You have to correct for drift. The same is true as we set out in life to follow the Lord. We know where we want to go. We set our course. We drift. It's inevitable. We don't mean to; it just happens. Now listen to this: Drift is defined as a gradual shift in attitude, opinion, or position. You aren't aware of it at the outset but one day you wake up to the reality that you are off course, sometimes seriously off course.

"I didn't set out to be this sort of person."
"I never intended for things to go this far."
"I can't believe I allowed this to happen."
"I didn't think such a small thing would make any difference."

Those are the laments of those who woke up to the reality that they had drifted from where they wanted to be. It's the painful song of those who have not corrected the shift in attitude or position that has quietly taken place in their lives.

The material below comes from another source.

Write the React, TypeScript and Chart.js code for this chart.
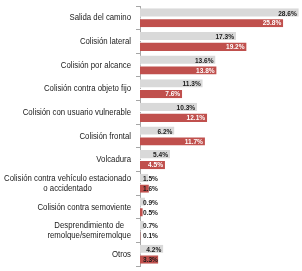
import React, { useEffect, useRef } from "react";
import { Chart, registerables } from "chart.js";

Chart.register(...registerables);

const categories: string[][] = [
  ["Salida del camino"],
  ["Colisión lateral"],
  ["Colisión por alcance"],
  ["Colisión contra objeto fijo"],
  ["Colisión con usuario vulnerable"],
  ["Colisión frontal"],
  ["Volcadura"],
  ["Colisión contra vehículo estacionado", "o accidentado"],
  ["Colisión contra semoviente"],
  ["Desprendimiento de", "remolque/semiremolque"],
  ["Otros"],
];

const seriesGray: number[] = [28.6, 17.3, 13.6, 11.3, 10.3, 6.2, 5.4, 1.5, 0.9, 0.7, 4.2];
const seriesRed: number[] = [25.8, 19.2, 13.8, 7.6, 12.1, 11.7, 4.5, 1.6, 0.5, 0.1, 3.3];

const FONT_FAMILY = "'Liberation Sans', Arial, sans-serif";
const NARROW = 0.82;

function narrowText(ctx: CanvasRenderingContext2D, txt: string, x: number, y: number, align: CanvasTextAlign) {
  ctx.save();
  ctx.translate(x, y);
  ctx.scale(NARROW, 1);
  ctx.textAlign = align;
  ctx.fillText(txt, 0, 0);
  ctx.restore();
}

const labelPlugin = {
  id: "customLabels",
  afterDraw(chart: any) {
    const ctx = chart.ctx as CanvasRenderingContext2D;
    const area = chart.chartArea;
    const yScale = chart.scales.y;
    ctx.save();
    ctx.font = `9.5px ${FONT_FAMILY}`;
    ctx.fillStyle = "#1a1a1a";
    ctx.textBaseline = "middle";
    const lineH = 10.5;
    categories.forEach((lines, i) => {
      const yc = yScale.getPixelForValue(i);
      const blockW = Math.max(...lines.map((l) => ctx.measureText(l).width)) * NARROW;
      const rightX = area.left - 9;
      const cx = rightX - blockW / 2;
      const y0 = yc - ((lines.length - 1) * lineH) / 2;
      lines.forEach((l, j) => narrowText(ctx, l, cx, y0 + j * lineH, "center"));
    });
    ctx.font = `bold 8px ${FONT_FAMILY}`;
    chart.data.datasets.forEach((ds: any, di: number) => {
      const meta = chart.getDatasetMeta(di);
      meta.data.forEach((bar: any, i: number) => {
        const v = ds.data[i];
        const txt = v.toFixed(1) + "%";
        const w = ctx.measureText(txt).width * NARROW;
        const len = bar.x - bar.base;
        if (len >= w + 6) {
          ctx.fillStyle = di === 1 ? "#ffffff" : "#1a1a1a";
          narrowText(ctx, txt, bar.x - 2, bar.y + 0.5, "right");
        } else {
          ctx.fillStyle = "#1a1a1a";
          narrowText(ctx, txt, bar.base + 3, bar.y + 0.5, "left");
        }
      });
    });
    ctx.restore();
  },
};

export default function App() {
  const ref = useRef<HTMLCanvasElement>(null);
  useEffect(() => {
    if (!ref.current) return;
    const chart = new Chart(ref.current, {
      type: "bar",
      data: {
        labels: categories.map((c) => c.join(" ")),
        datasets: [
          {
            data: seriesGray,
            backgroundColor: "#d9d9d9",
            borderColor: "#ffffff",
            borderWidth: { top: 0, bottom: 1, left: 0, right: 0 },
            borderSkipped: false,
            barPercentage: 0.92,
            categoryPercentage: 0.84,
          },
          {
            data: seriesRed,
            backgroundColor: "#c0504d",
            borderColor: "#ffffff",
            borderWidth: { top: 1, bottom: 0, left: 0, right: 0 },
            borderSkipped: false,
            barPercentage: 0.92,
            categoryPercentage: 0.84,
          },
        ],
      },
      options: {
        indexAxis: "y",
        animation: false,
        responsive: false,
        maintainAspectRatio: false,
        layout: { padding: { top: 6, bottom: 5, left: 0, right: 1 } },
        plugins: {
          legend: { display: false },
          tooltip: { enabled: false },
        },
        scales: {
          x: {
            display: false,
            min: 0,
            max: 29,
          },
          y: {
            display: true,
            ticks: { display: false },
            grid: {
              display: true,
              drawOnChartArea: false,
              drawTicks: true,
              tickLength: 4,
              color: "#a6a6a6",
              offset: true,
            },
            border: { display: true, color: "#a6a6a6" },
            afterFit: (scale: any) => {
              scale.width = 140;
            },
          },
        },
      },
      plugins: [labelPlugin],
    });
    return () => chart.destroy();
  }, []);
  return (
    <div style={{ position: "fixed", left: 0, top: 0, width: 302, height: 271, background: "#fff" }}>
      <canvas ref={ref} width={302} height={271} style={{ display: "block" }} />
    </div>
  );
}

And that is why every year on the Second Sunday of Advent we come to church, open a greeting card from John, and get our reminder: "Repent, for the kingdom of heaven is at hand. . .Prepare the way of the Lord, make his paths straight. . ." Amen.

Pastoral Prayer by Melanie Silva

God of great love, we offer our gratitude for the Child for whom we wait. Help us, we pray, to prepare the way for His coming by being open to receive the hope of this season; help us to prepare the way by making time with family and friends a priority and by giving gifts that encourage togetherness or enhance the life of someone less fortunate. Help us to prepare the way by working for peace through prayer and the gift of our service.

And grant us the grace, O God, to prepare the way for the Christ Child by being present to those who journey to Bethlehem with trepidation:

  • the ones who face uncertainty as they confront illness
  • those who fear the manger because of the loss of loved ones
  • and those who have lost their jobs and now look to the future with insecurity.

Be with us, most gracious God, as we watch and wait and make ourselves ready for the Child who would be King. Amen.